In cases where the fishponds or prawn farms have not been subjected to the Comprehensive Agrarian Reform Law, the consent of the farmworkers shall no longer be necessary; however, the provision of Section 32-A hereof on incentives shall apply.
(c) Lands actually, directly and exclusively used and found to be necessary for national defense, school sites and campuses, including experimental farm stations operated by public or private schools for educational purposes, seeds and seedlings research and pilot production center, church sites and convents appurtenant thereto, mosque sites and Islamic centers appurtenant thereto, communal burial grounds and cemeteries, penal colonies and penal farms actually worked by the inmates, government and private research and quarantine centers and all lands with eighteen percent (18%) slope and over, except those already developed, shall be exempt from the coverage of this Act. (As amended by R. A. 7881)

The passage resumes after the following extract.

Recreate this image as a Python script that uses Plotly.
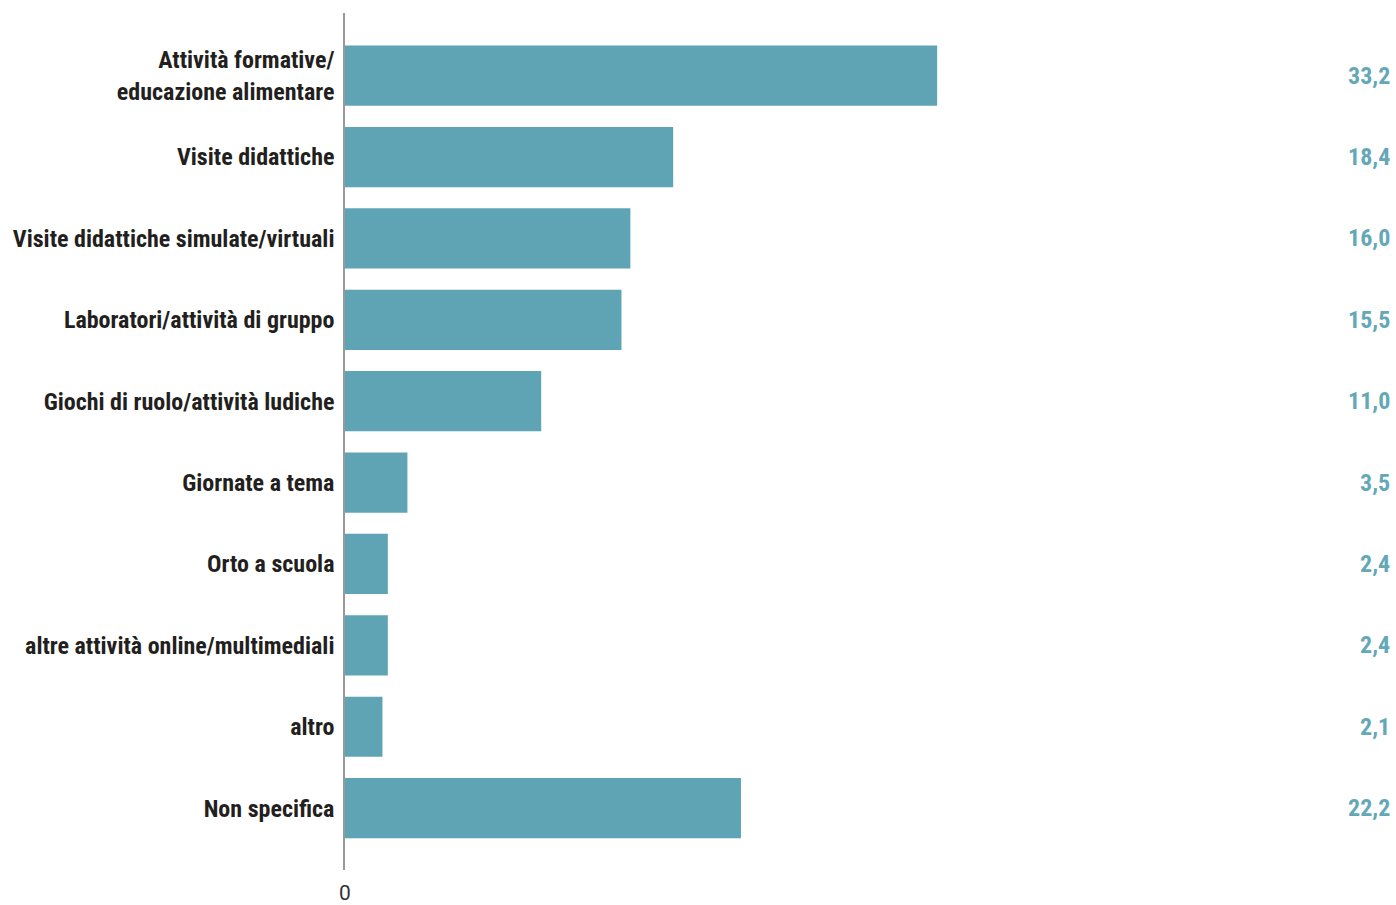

It is axiomatic that where a general rule is established by a statute with exceptions, the Court will not curtail nor add to the latter by implication, and it is a rule that an express exception excludes all others. We cannot simply impute into a statute an exception which the Congress did not incorporate. Moreover general welfare legislation such as land reform laws is to be construed in favor of the promotion of social justice to ensure the well-being and economic security of the people. Since a broad construction of the provision listing the properties exempted under the CARL would tend to denigrate the aims of agrarian reform, a strict application of these exceptions is in order.[15]Archbishop cannot claim exemption in behalf of the millions of Filipino faithful, as the lands are clearly not exempt under the law. He should not fear that his followers are simply being deprived of land, as under both PD 27 and RA 6657, he is entitled to just compensation, which he may then use for the benefit of his followers. His situation is no different from other landowners affected by agrarian reform—they are somewhat deprived of their land, but it is all for a greater good.